→ **What this task involves**
Return only those lines from the line containing "Recreate this image" to the line containing "import plotly.graph_objects as go", both included, and please omit the pictures.

BEGIN Supplied records

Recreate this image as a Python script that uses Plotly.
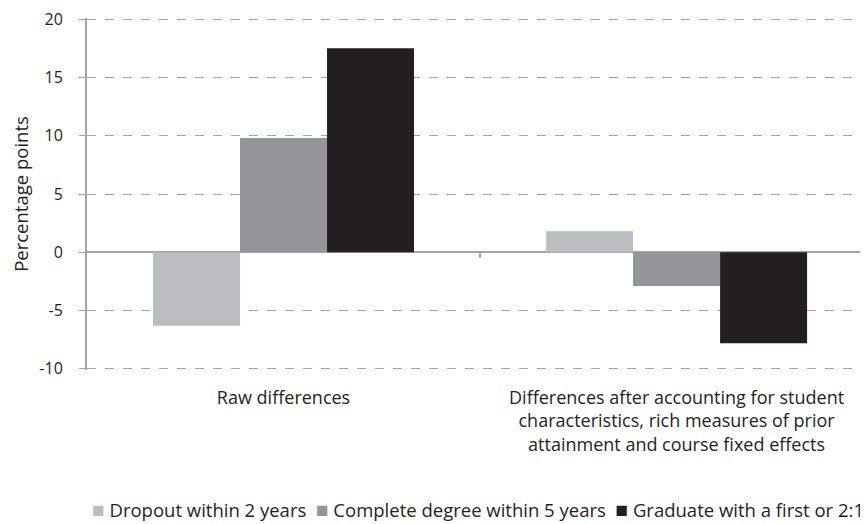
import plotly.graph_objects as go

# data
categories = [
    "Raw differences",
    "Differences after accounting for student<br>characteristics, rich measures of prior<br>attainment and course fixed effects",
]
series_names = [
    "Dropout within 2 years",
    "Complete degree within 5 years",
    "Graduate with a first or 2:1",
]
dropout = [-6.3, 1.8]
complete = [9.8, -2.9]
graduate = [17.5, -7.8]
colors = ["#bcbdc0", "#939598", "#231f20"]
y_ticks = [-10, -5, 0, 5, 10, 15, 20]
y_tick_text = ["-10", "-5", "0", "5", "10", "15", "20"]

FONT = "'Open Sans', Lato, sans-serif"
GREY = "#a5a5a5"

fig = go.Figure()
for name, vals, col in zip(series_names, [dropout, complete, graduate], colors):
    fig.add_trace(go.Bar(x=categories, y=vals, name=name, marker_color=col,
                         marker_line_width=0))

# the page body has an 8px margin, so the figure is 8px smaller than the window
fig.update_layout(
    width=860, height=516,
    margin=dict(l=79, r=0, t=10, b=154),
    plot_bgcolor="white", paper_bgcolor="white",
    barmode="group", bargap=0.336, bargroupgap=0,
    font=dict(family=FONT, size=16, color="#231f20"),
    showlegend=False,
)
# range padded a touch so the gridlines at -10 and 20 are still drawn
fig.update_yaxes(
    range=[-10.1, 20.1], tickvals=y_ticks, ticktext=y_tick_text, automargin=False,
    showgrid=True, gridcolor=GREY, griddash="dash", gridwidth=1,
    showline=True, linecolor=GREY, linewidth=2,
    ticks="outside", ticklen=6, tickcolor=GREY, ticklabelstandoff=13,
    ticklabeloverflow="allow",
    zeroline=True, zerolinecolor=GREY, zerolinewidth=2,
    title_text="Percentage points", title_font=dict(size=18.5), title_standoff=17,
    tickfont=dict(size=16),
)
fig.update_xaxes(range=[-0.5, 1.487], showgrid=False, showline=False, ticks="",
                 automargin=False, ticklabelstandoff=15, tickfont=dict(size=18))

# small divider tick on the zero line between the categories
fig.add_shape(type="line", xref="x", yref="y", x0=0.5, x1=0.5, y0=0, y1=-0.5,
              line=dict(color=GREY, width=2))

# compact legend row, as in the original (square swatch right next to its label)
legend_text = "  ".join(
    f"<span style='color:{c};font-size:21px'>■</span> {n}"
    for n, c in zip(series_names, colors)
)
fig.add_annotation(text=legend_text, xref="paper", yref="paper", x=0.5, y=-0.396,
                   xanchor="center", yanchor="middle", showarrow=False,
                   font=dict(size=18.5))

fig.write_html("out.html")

END Supplied records
BEGIN Supplied records

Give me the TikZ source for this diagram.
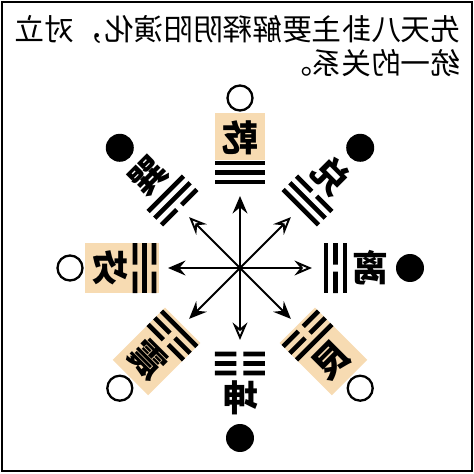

END Supplied records

→ **The output**
Recreate this image as a Python script that uses Plotly.
import plotly.graph_objects as go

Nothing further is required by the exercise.